Although the budget for the program has increased by 10-fold in a matter of five years from 4 million per year in 2009 to $40 million this year, NASA's Inspector General said that the agency will not be able to meet its goal of identifying 90 percent of the asteroids and comets that are crossing the Earth's orbit.

In the report "NASA's Efforts to Identify Near-Earth Objects and Mitigate Hazards" released on Monday, Sept. 15, NASA Inspector General Paul Martin said that the efforts of the U.S. agency are not well-coordinated, under-staffed and ill managed and that given its resources and current pace, NASA will not be able to meet the congress-ordered goal of cataloguing 90 percent of NEOs 6 years from now.

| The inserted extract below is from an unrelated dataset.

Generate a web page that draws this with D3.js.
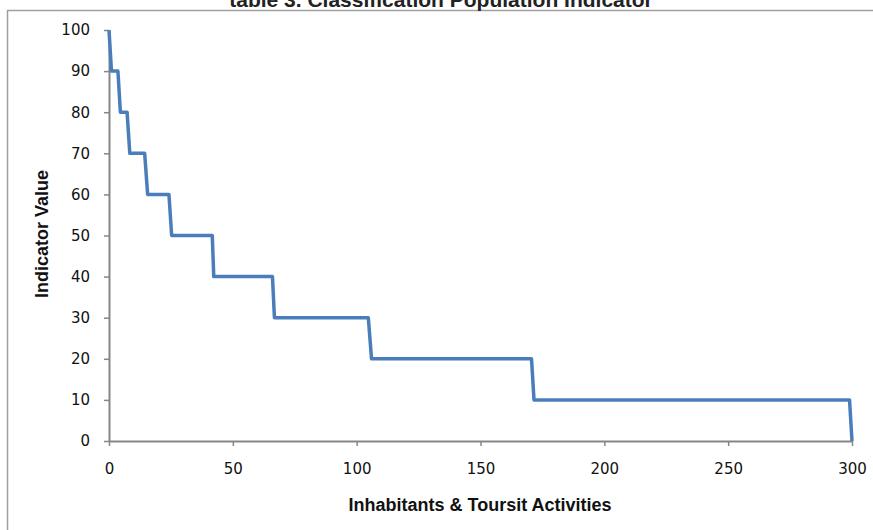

"Even though the Program has discovered, categorized, and plotted the orbits of more than 11,000 NEOs since 1998, NASA will fall short of meeting the 2005 Authorization Act goal of finding 90 percent of NEOs larger than 140 meters in diameter by 2020," the audit reads [pdf].

The report also added that the program would become more effective, efficient and transparent if it were organized and managed according to standard NASA research program requirements. It also urged NASA to formalize the program with a strategic plan.

So far, NASA has only catalogued about 10 percent of all asteroids that are at least 460 feet in diameter albeit it appears to be more adept with the largest of the asteroids as the agency has found about 95 percent of asteroids that measure about 1 km or larger in diameter, the ones considered to be the most destructive.

Although most NEO's do not cause harm because they disintegrate before they reach the Earth's surface, some manage to survive and cause significant damage. The 57-foot meteor that exploded in Russia last year, for instance, destroyed buildings and injured over 1,000 people.

In response to the audit, NASA said that it will act on the recommendations of the Inspector General as part of its commitment to the asteroid initiative.